▶ YOUR OBJECTIVE: Every line that holds the string "matplotlib" is to be identified and copied.

— START DATASET SECTION —

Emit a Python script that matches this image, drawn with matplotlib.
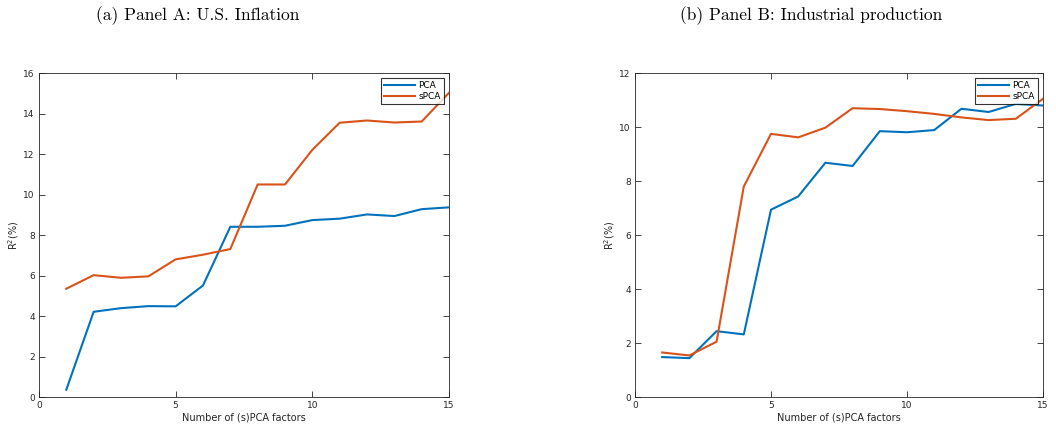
import matplotlib
matplotlib.use("Agg")
import matplotlib.pyplot as plt

factors = list(range(1, 16))

# Panel A: U.S. inflation
infl_pca = [0.36, 4.21, 4.39, 4.49, 4.48, 5.51, 8.41, 8.41, 8.46, 8.74, 8.81, 9.02, 8.94, 9.28, 9.37]
infl_spca = [5.35, 6.02, 5.89, 5.96, 6.80, 7.03, 7.31, 10.50, 10.50, 12.21, 13.55, 13.66, 13.56, 13.61, 15.03]

# Panel B: industrial production
ip_pca = [1.48, 1.44, 2.44, 2.32, 6.94, 7.43, 8.68, 8.56, 9.85, 9.81, 9.89, 10.68, 10.56, 10.86, 10.80]
ip_spca = [1.65, 1.54, 2.05, 7.80, 9.75, 9.62, 9.98, 10.70, 10.67, 10.59, 10.49, 10.36, 10.26, 10.31, 11.05]

titles = ["(a) Panel A: U.S. Inflation", "(b) Panel B: Industrial production"]

BLUE = "#0072BD"
ORANGE = "#D95319"
GREY = "#262626"

fig = plt.figure(figsize=(10.56, 4.33), dpi=100)


def panel(rect, pca, spca, ymax, ystep):
    ax = fig.add_axes(rect)
    ax.plot(factors, pca, color=BLUE, lw=1.5, label="PCA")
    ax.plot(factors, spca, color=ORANGE, lw=1.5, label="sPCA")
    ax.set_xlim(0, 15)
    ax.set_ylim(0, ymax)
    ax.set_xticks([0, 5, 10, 15])
    ax.set_yticks(range(0, ymax + 1, ystep))
    ax.tick_params(direction="in", length=4, width=0.6, top=True, right=True,
                   labelsize=6.5, colors=GREY, pad=3)
    for s in ax.spines.values():
        s.set_color(GREY)
        s.set_linewidth(0.6)
    ax.set_xlabel("Number of (s)PCA factors", fontsize=7, color=GREY, labelpad=2)
    ax.set_ylabel("R$^2$(%)", fontsize=7, color=GREY, labelpad=1.5)
    leg = ax.legend(loc="upper right", fontsize=6.5, frameon=True, fancybox=False,
                    handlelength=3.4, handletextpad=0.4, borderpad=0.35,
                    labelspacing=0.2, borderaxespad=0.55)
    leg.get_frame().set_edgecolor("black")
    leg.get_frame().set_linewidth(0.8)
    return ax


panel([0.0369, 0.0831, 0.3883, 0.748], infl_pca, infl_spca, 16, 2)
panel([0.6013, 0.0831, 0.3864, 0.748], ip_pca, ip_spca, 12, 2)

fig.text(0.187, 0.965, titles[0], ha="center", va="center", family="cmr10", fontsize=12.5)
fig.text(0.768, 0.965, titles[1], ha="center", va="center", family="cmr10", fontsize=12.5)

fig.savefig("out.png", dpi=100)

— END DATASET SECTION —

▶ RESULT OF THE TASK:
Emit a Python script that matches this image, drawn with matplotlib.
import matplotlib
matplotlib.use("Agg")
import matplotlib.pyplot as plt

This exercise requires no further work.